There are additional positive outcomes that are difficult to measure, says McLeod. For example, through their involvement in the exercise programs, patients are given an opportunity to connect with their peers and many don't want to leave the program at its duration due to the sense of community they've gained. "They make friends in there, we take people that are maybe in their 70s and 80s who are isolated. Suddenly they're with a group of people and they're exercising. It doesn't really matter to me that they go down and get a doughnut and coffee after exercise. Their whole sense of well-being and health is better and that has a huge impact on outcomes. It's just very difficult to measure that," says McLeod.

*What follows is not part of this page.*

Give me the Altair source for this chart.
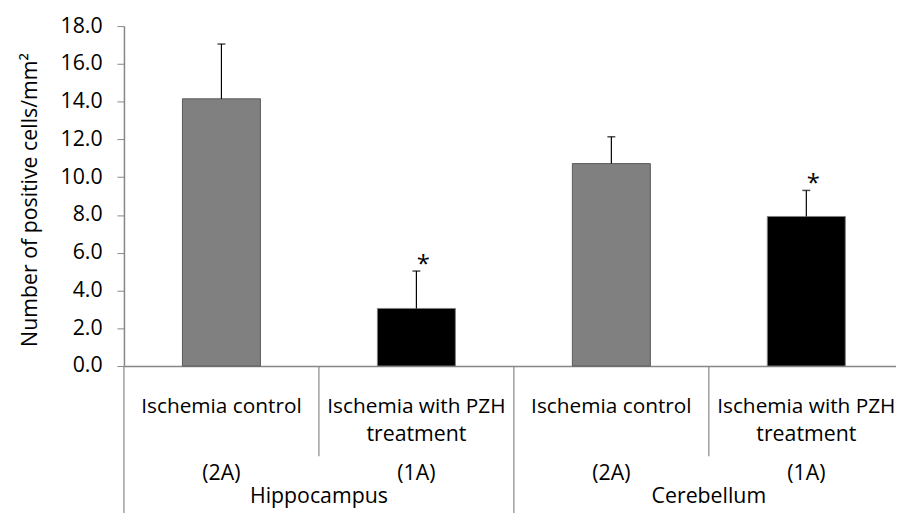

The program also offers a free public lecture series, which speaks to their goal of enhancing patient education. "If the patient can really be educated on their chronic disease process, they're way more likely to be compliant, they're way more likely to have a better outcome. (There's) lots of data to support that," says McLeod.
Sessions last for about an hour and they cover topics like how the heart works or vascular disease. Those in attendance are encouraged to ask questions and share experiences.
"They feel more empowered, which is really positive," says McLeod.
The next public lecture, on common cardiac medications, is being held Monday, March 11 at the Lions Gate Hospital auditorium at 9: 30 a.m.
McLeod is proud of the efforts of staff who go above and beyond to make the program a continued success. "They put in these extra hours because you see the positive outcomes," he says.
Patients who stick with their plans, especially beyond the three months, truly reap the benefits - evident in their weight loss, reduced drug dependency and more active lives. "I find when they stick to it, they're just happier all the way around, healthier happier individuals," says Bazille.
"There's huge benefit to them as an individual, to the health care system, to the taxpayer, to society," adds McLeod.
To celebrate their move to a new office, program staff are hosting a competition called The Fittest Physician on the North Shore, April 9. "We're going to have local docs come down and compete in feats of strength," laughs McLeod.
Local doctors are encouraged to register for the contest on the program's website, in hopes of earning bragging rights among their peers.
Additionally, McLeod says they plan to open up the workout space their new office will house to local doctors and staff to use for free during weekday lunch breaks. "We're really going to try to push local docs to look after themselves and also their staff," says McLeod.
"We really want them to also identify with their patients. Sometimes it's hard to get motivated, some times it's hard to find time to do it. They may preach that you have to do it, but get them motivated as well," he adds.